Unfortunately however I don't deal well with cold at all, so in the Fall I cling to the last days of sandals tenaciously. I ignore the fact that my feet are turning alternately red and blue in the autumn chill until the day I am finally forced to pull out the more sensible kicks along with the hoodies and scarves. Today was sadly, that pivotal chilly fall day.

I was a teen in the 90s, so my baseline casual shoe is (but of course) the low top Converse All Star.

These are my faves. The chickens which say "blah" make it that much more OK to be wearing shoes.
In honor of today's Abandoning Of The Sandals I offer you a set of pretty darn useful links. I dare you to try out at least the first technique for a week and see if it doesn't change how you tie your shoes forever. All it took was one good trip up on a busy street to convince me that better knots are worth a few days of learning awkwardness.

The first is a TED talk entitled "How to tie your shoes".
You  might think this was sort of a given but I suspect that you (like me) have been long suffering under the delusion that a bow, was a bow, was a bow.

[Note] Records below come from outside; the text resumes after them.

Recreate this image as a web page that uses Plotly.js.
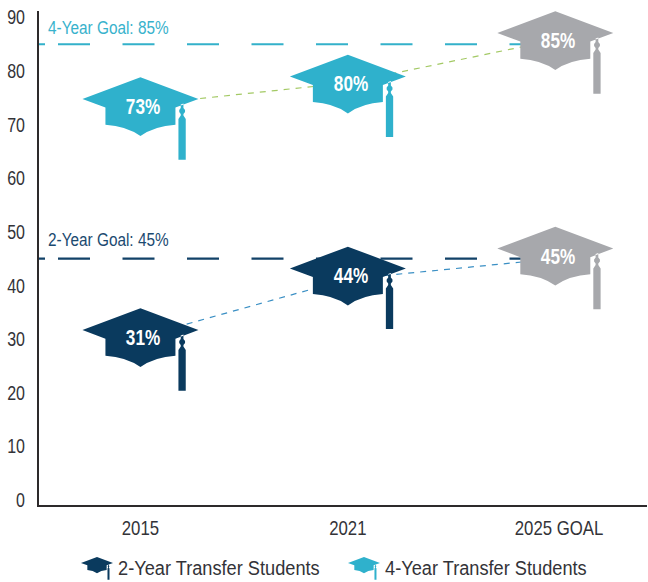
<!DOCTYPE html>
<html><head><meta charset="utf-8">
<script src="https://cdn.plot.ly/plotly-3.0.1.min.js"></script>
<style>html,body{margin:0;padding:0;background:#fff}</style></head>
<body><div id="chart" style="width:648px;height:582px"></div>
<script>
const categories = ['2015', '2021', '2025 GOAL'];
const yTicks = [0, 10, 20, 30, 40, 50, 60, 70, 80, 90];
const twoYearLabels = [31, 44, 45];
const fourYearLabels = [73, 80, 85];
const twoYearLine = [30.4, 41.2, 45];
const fourYearLine = [73.7, 77.8, 85.8];
const twoYearHat = [31.7, 43.2, 46.9];
const fourYearHat = [74.8, 79, 87.1];
const twoYearGoal = 45;
const fourYearGoal = 85;
const NAVY = '#0a3a5e', TEAL = '#2fb1cc', GREY = '#a7a8ac';
const FONT = '"Liberation Sans",sans-serif';
const idx = categories.map((_, i) => i);

function hatPath(s) {
  const n = v => (v * s).toFixed(2);
  const P = (x, y) => n(x) + ' ' + n(y);
  return 'M' + P(-58, 0) + 'L' + P(0, 21.7) + 'L' + P(58, 0) + 'L' + P(35, -8.6) + 'L' + P(35, -25.7) +
    'Q' + P(14, -27) + ' ' + P(0, -37) + 'Q' + P(-14, -27) + ' ' + P(-35, -25.7) + 'L' + P(-35, -8.6) + 'Z' +
    'M' + P(40.3, -5.5) + 'L' + P(43, -4.5) + 'L' + P(43, -9) + 'L' + P(44.6, -11) + 'L' + P(44.6, -13) + 'L' + P(43, -15) +
    'L' + P(43, -16.5) + 'L' + P(45.3, -20) + 'L' + P(45.3, -60.7) + 'L' + P(38, -60.7) + 'L' + P(38, -20) +
    'L' + P(40.3, -16.5) + 'L' + P(40.3, -15) + 'L' + P(38.8, -13) + 'L' + P(38.8, -11) + 'L' + P(40.3, -9) + 'Z';
}
function hatShape(i, v, color) {
  return {type: 'path', xref: 'x', yref: 'y', xsizemode: 'pixel', ysizemode: 'pixel', xanchor: i, yanchor: v,
    path: hatPath(1), fillcolor: color, line: {width: 0}, layer: 'above'};
}
function legendIcon(xf, color) {
  return {type: 'path', xref: 'paper', yref: 'paper', xsizemode: 'pixel', ysizemode: 'pixel', xanchor: xf, yanchor: -0.1174,
    path: hatPath(0.276), fillcolor: color, line: {width: 0}, layer: 'above'};
}
const shapes = [];
idx.forEach(i => {
  const goal = i === 2;
  shapes.push(hatShape(i, twoYearHat[i], goal ? GREY : NAVY));
  shapes.push(hatShape(i, fourYearHat[i], goal ? GREY : TEAL));
});
shapes.push(legendIcon(0.0954, NAVY), legendIcon(0.5345, TEAL));

const pctNote = (i, hat, lab) => ({x: i, y: hat[i], xref: 'x', yref: 'y', text: '<b>' + lab[i] + '%</b>', showarrow: false,
  xshift: 3, yshift: -7.5, font: {family: FONT, size: 22, color: '#fff'}});
const annotations = [];
idx.forEach(i => {
  annotations.push(pctNote(i, twoYearHat, twoYearLabels), pctNote(i, fourYearHat, fourYearLabels));
});
const goalNote = (v, t, c, dy) => ({x: -0.456, y: v, xref: 'x', yref: 'y', xanchor: 'left', yanchor: 'middle', text: t,
  showarrow: false, yshift: dy, font: {family: FONT, size: 18.5, color: c}});
annotations.push(goalNote(fourYearGoal, '4-Year Goal: 85%', '#38b2cc', 17));
annotations.push(goalNote(twoYearGoal, '2-Year Goal: 45%', '#1b4a70', 19));
const legendNote = (xp, t) => ({x: xp, y: -0.1275, xref: 'paper', yref: 'paper', xanchor: 'left', yanchor: 'middle', text: t,
  showarrow: false, font: {family: FONT, size: 21, color: '#333338'}});
annotations.push(legendNote(0.1266, '2-Year Transfer Students'), legendNote(0.5657, '4-Year Transfer Students'));

const goalX = [-0.489, 2];
const goalDash = '6px,13px,' + Array(9).fill('32px,32.5px').join(',');
const traces = [
  {x: goalX, y: goalX.map(() => fourYearGoal), mode: 'lines', line: {color: '#33b1ca', width: 2.2, dash: goalDash}, hoverinfo: 'skip'},
  {x: goalX, y: goalX.map(() => twoYearGoal), mode: 'lines', line: {color: '#124268', width: 2.2, dash: goalDash}, hoverinfo: 'skip'},
  {x: idx, y: fourYearLine, name: '4-Year Transfer Students', mode: 'lines', line: {color: '#a3c964', width: 1.2, dash: '6px,6px'}},
  {x: idx, y: twoYearLine, name: '2-Year Transfer Students', mode: 'lines', line: {color: '#3a8fc4', width: 1.2, dash: '6px,6px'}}
];
const layout = {
  width: 648, height: 582, showlegend: false, paper_bgcolor: '#fff', plot_bgcolor: '#fff',
  margin: {l: 39, r: 1, t: 11, b: 77},
  font: {family: FONT, color: '#333338'},
  xaxis: {range: [-0.489, 2.442], tickmode: 'array', tickvals: idx.map(i => i === 2 ? 2.018 : i), ticktext: categories, showgrid: false, zeroline: false,
    showline: true, linecolor: '#2d2a2b', linewidth: 2, ticks: '', ticklabelstandoff: 4, tickfont: {family: FONT, size: 20, color: '#333338'}},
  yaxis: {range: [-0.93, 91.2], tickmode: 'array', tickvals: yTicks, showgrid: false, zeroline: false,
    showline: true, linecolor: '#2d2a2b', linewidth: 2, ticks: '', ticklabelstandoff: 8, tickfont: {family: FONT, size: 20, color: '#333338'}},
  shapes, annotations
};
// The reference uses a condensed face; narrow the real text horizontally about its anchor.
function narrow(el, f, pivot) {
  const t = el.getAttribute('transform') || '';
  el.setAttribute('transform', t + ' translate(' + pivot + ' 0) scale(' + f + ' 1) translate(' + (-pivot) + ' 0)');
}
Plotly.newPlot('chart', traces, layout, {displayModeBar: false, staticPlot: true}).then(gd => {
  gd.querySelectorAll('.xtick text').forEach(el => narrow(el, 0.84, parseFloat(el.getAttribute('x')) || 0));
  gd.querySelectorAll('.ytick text').forEach(el => narrow(el, 0.8, parseFloat(el.getAttribute('x')) || 0));
  gd.querySelectorAll('.annotation-text').forEach(el => {
    const txt = el.textContent;
    if (txt.includes('Transfer')) narrow(el, 0.867, el.getBBox().x);
    else if (txt.includes('Goal')) narrow(el, 0.83, el.getBBox().x);
    else narrow(el, 0.78, el.getBBox().x + el.getBBox().width / 2);
  });
});
</script></body></html>
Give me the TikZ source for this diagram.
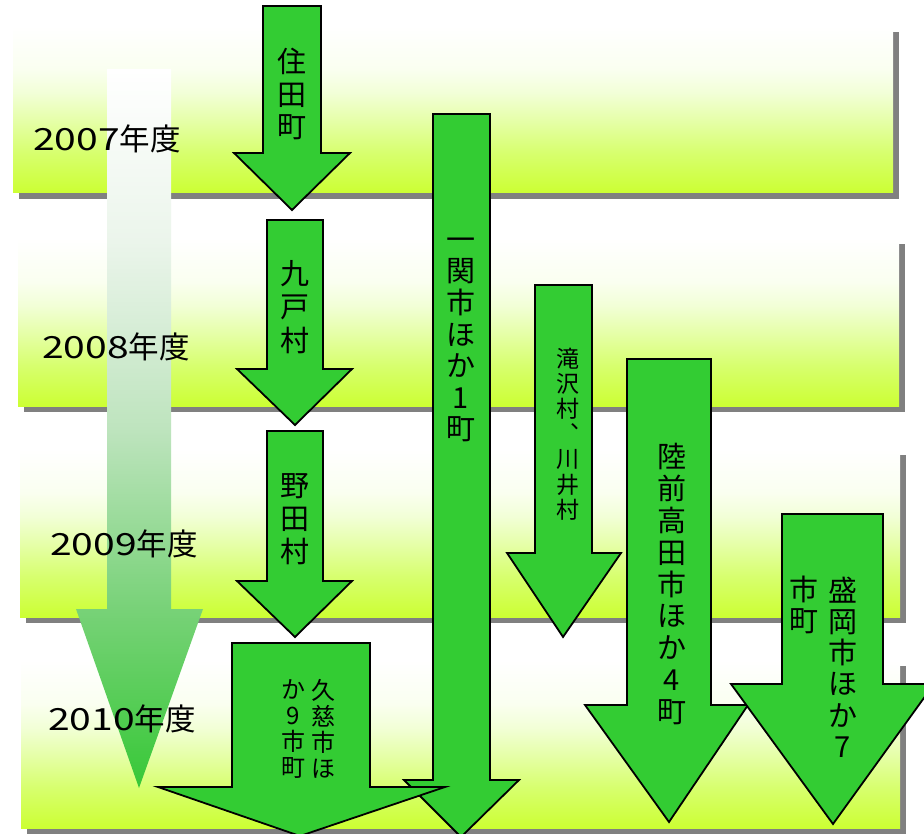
\documentclass[tikz,border=0pt]{standalone}
\usepackage{fontspec}
\setmainfont{Noto Sans CJK JP}
\usepackage{graphicx}
\definecolor{agreen}{RGB}{51,204,51}
\definecolor{limec}{RGB}{204,255,51}
\definecolor{limeb}{RGB}{215,255,110}
\definecolor{limea}{RGB}{230,255,170}
\definecolor{limed}{RGB}{242,255,215}
\definecolor{limee}{RGB}{250,255,240}
\definecolor{shadowgray}{RGB}{128,128,128}
\definecolor{tla}{RGB}{55,200,55}
\definecolor{tlb}{RGB}{120,210,120}
\definecolor{tlc}{RGB}{190,228,190}
\definecolor{tld}{RGB}{235,245,235}
\pgfdeclareverticalshading{bandshade}{100bp}{color(0bp)=(limec); color(25bp)=(limec); color(37bp)=(limeb); color(47bp)=(limea); color(55bp)=(limed); color(62bp)=(limee); color(75bp)=(white); color(100bp)=(white)}
\pgfdeclareverticalshading{tlshade}{100bp}{color(0bp)=(tla); color(25bp)=(tla); color(37.5bp)=(tlb); color(50bp)=(tlc); color(63bp)=(tld); color(75bp)=(white); color(100bp)=(white)}
\tikzset{
  band/.style={shading=bandshade, draw=none},
  bandshadow/.style={fill=shadowgray, draw=none},
  arrowshape/.style={fill=agreen, draw=black, line width=1.8pt, line join=miter},
  vlab/.style={align=center, inner sep=0pt, text=black},
  yearlab/.style={anchor=west, inner sep=0pt, font=\fontsize{30.5}{32}\selectfont, text=black}
}
\begin{document}
\begin{tikzpicture}[x=1pt,y=-1pt]
\useasboundingbox (0,0) rectangle (924,834);
\clip (0,0) rectangle (924,834);
\fill[white] (0,0) rectangle (924,834);
% bands with shadows
\path[bandshadow] (19,32) rectangle (899,199);
\path[band] (13,26) rectangle (893,193);
\path[bandshadow] (24,244) rectangle (905,412);
\path[band] (18,238) rectangle (899,406);
\path[bandshadow] (26,455) rectangle (906,623);
\path[band] (20,449) rectangle (900,617);
\path[bandshadow] (27,666) rectangle (906,834);
\path[band] (21,660) rectangle (900,828);
% timeline arrow
\path[shading=tlshade] (107,69) -- (171,69) -- (171,609) -- (203,609) -- (139,788) -- (76,609) -- (107,609) -- cycle;
% year labels
\node[yearlab] (y1) at (33,139) {\scalebox{1.28}[1]{2007}年度};
\node[yearlab] (y2) at (42,347) {\scalebox{1.28}[1]{2008}年度};
\node[yearlab] (y3) at (50,544) {\scalebox{1.28}[1]{2009}年度};
\node[yearlab] (y4) at (48,719) {\scalebox{1.28}[1]{2010}年度};
% arrows
\path[arrowshape] (263,6) -- (321,6) -- (321,153) -- (350,153) -- (292,210) -- (234,153) -- (263,153) -- cycle;
\node[vlab, font=\fontsize{29}{32.5}\selectfont] (a1) at (292,94) {住\\田\\町};
\path[arrowshape] (267,220) -- (323,220) -- (323,369) -- (352,369) -- (295,425) -- (237,369) -- (267,369) -- cycle;
\node[vlab, font=\fontsize{29}{33.5}\selectfont] (a2) at (295,307) {九\\戸\\村};
\path[arrowshape] (267,431) -- (323,431) -- (323,581) -- (352,581) -- (295,637) -- (237,581) -- (267,581) -- cycle;
\node[vlab, font=\fontsize{29}{33}\selectfont] (a3) at (295,519) {野\\田\\村};
\path[arrowshape] (433,114) -- (490,114) -- (490,780) -- (519,780) -- (461,837) -- (404,780) -- (433,780) -- cycle;
\node[vlab, font=\fontsize{29}{31.6}\selectfont] (a5) at (461,340) {一\\関\\市\\ほ\\か\\1\\町};
\path[arrowshape] (232,643) -- (370,643) -- (370,787) -- (445,787) -- (300,836) -- (158,787) -- (232,787) -- cycle;
\node[vlab, font=\fontsize{24}{26}\selectfont] (a4a) at (323,729) {久\\慈\\市\\ほ};
\node[vlab, font=\fontsize{24}{26}\selectfont] (a4b) at (293,729) {か\\9\\市\\町};
\path[arrowshape] (535,285) -- (592,285) -- (592,553) -- (621,553) -- (563,637) -- (507,553) -- (535,553) -- cycle;
\node[vlab, font=\fontsize{23}{25.2}\selectfont] (a6) at (568,434) {滝\\沢\\村\\︑\\川\\井\\村};
\path[arrowshape] (627,359) -- (711,359) -- (711,705) -- (748,705) -- (669,822) -- (585,705) -- (627,705) -- cycle;
\node[vlab, font=\fontsize{29}{31.9}\selectfont] (a7) at (672,584) {陸\\前\\高\\田\\市\\ほ\\か\\4\\町};
\path[arrowshape] (782,514) -- (883,514) -- (883,684) -- (934,684) -- (833,824) -- (731,684) -- (782,684) -- cycle;
\node[vlab, font=\fontsize{29}{31.2}\selectfont] (a8a) at (843,667) {盛\\岡\\市\\ほ\\か\\7};
\node[vlab, font=\fontsize{29}{30.5}\selectfont] (a8b) at (804,605) {市\\町};
\end{tikzpicture}
\end{document}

Not so, there is a better way! This appeals to both my desire to not fall flat on my face AND my OCD-ish desires for non-cockeyed shoe lace bows.

So far it's been working out well for me, but just in case you needed extra convincing or weren't sure it was applicable to running... here is an article from Runners World dealing with the same knot.

If that wasn't enough mind blowing revolutionary shoe info for you, Running off the Reeses posted this neat tying tweak on Friday showing what to do with those random extra holes a bit further back on the ankle of your shoes. I always wondered what those were but never thought to look it up.

More toenail protection via a more stable tying method? Yespleasethankyou!

I only tried this for the first time Monday so I can't speak to how it will work out in the long run, but after the initial, "Whoo, this is different! Firm!" reaction it certainly didn't seem to hurt anything, so I for one am going to continue with it.

Any neat feet tricks?

Have you tried these knots and if so did they do anything for you?